Actions Taken by the Department

Buffalo City TVET College

On 22 March 2018, officials from the Department met with the SRC and management of the college and resolved all issues. The following resolutions were taken at this meeting:

  • The college has started working on the minor maintenance of the hostels.
  • The Council approved the utilisation of R2.4 million rand as a temporary loan to cover accommodation for qualifying students. This should be paid back once the college has claimed its allocation from NSFAS.

No further disruptions have been reported following this engagement.

Central Johannesburg TVET College

The Director-General has led two delegations to the college and furthermore met with the staff, management and Council on 15 June 2018 and 18 June 2018. In the meeting of 18 June 2018, it was resolved that the Department and Council would institute a forensic investigation into matters raised.

Ehlanzeni TVET College

The office of the Acting Deputy Director-General: Technical and Vocational Education and Training requested the Acting Regional Manager of the North West-Mpumalanga Regional Office to intervene at the college and address issues. The Acting Regional Manager visited the college and addressed the matters. No further disruption was reported following this intervention.
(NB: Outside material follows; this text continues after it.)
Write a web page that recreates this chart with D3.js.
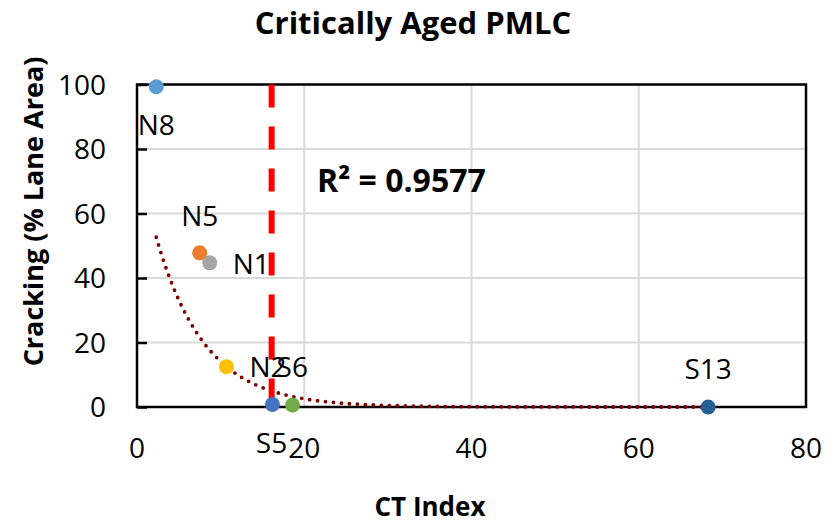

King Sabata Dalindyebo TVET College

The Department has requested reports from the Principal regarding disruptions. No further disruptions have been reported.

Maluti TVET College

Students came to the Department on 11 May 2018 to raise their concerns. Following this meeting, a delegation from the Department was sent to the college to address issues further. No further disruptions have been reported following this intervention. However, students indicated that there would be no calm at the college as long as the Principal is at the college.

Mthashana TVET College

The office of the Acting Deputy Director-General: Technical and Vocational Education and Training requested the Acting Regional Manager of the KwaZulu-Natal Regional Office to intervene. The Acting Regional Manager has provided a report, which outlines how the matter was addressed. No further disruptions have been reported following this disruption.

Port Elizabeth TVET College

The Principal intervened, and no further unrest have been reported.

Tshwane North TVET College

Officials from the Department engage continuously with the Principal on the situation, and furthermore, meetings with stakeholders are regularly convened to address this matter.

Vhembe TVET College

The office of the Acting Deputy Director-General: Technical and Vocational Education and Training requested the Acting Regional Manager of the Limpopo Regional Office to intervene. The Acting Regional Manager provided a report. No further disruptions have been reported following this intervention.

Vuselela TVET College

The office of the Acting Deputy Director-General: Technical and Vocational Education and Training requested the North West-Mpumalanga Regional Office to intervene. The Acting Regional Manager visited the college and addressed all matters. No further disruption was reported following this intervention.

Westcol TVET College

On 11 June 2018, a delegation from the Department led by the Director-General visited the college to address issues. A follow-up meeting was convened on 18 June 2018.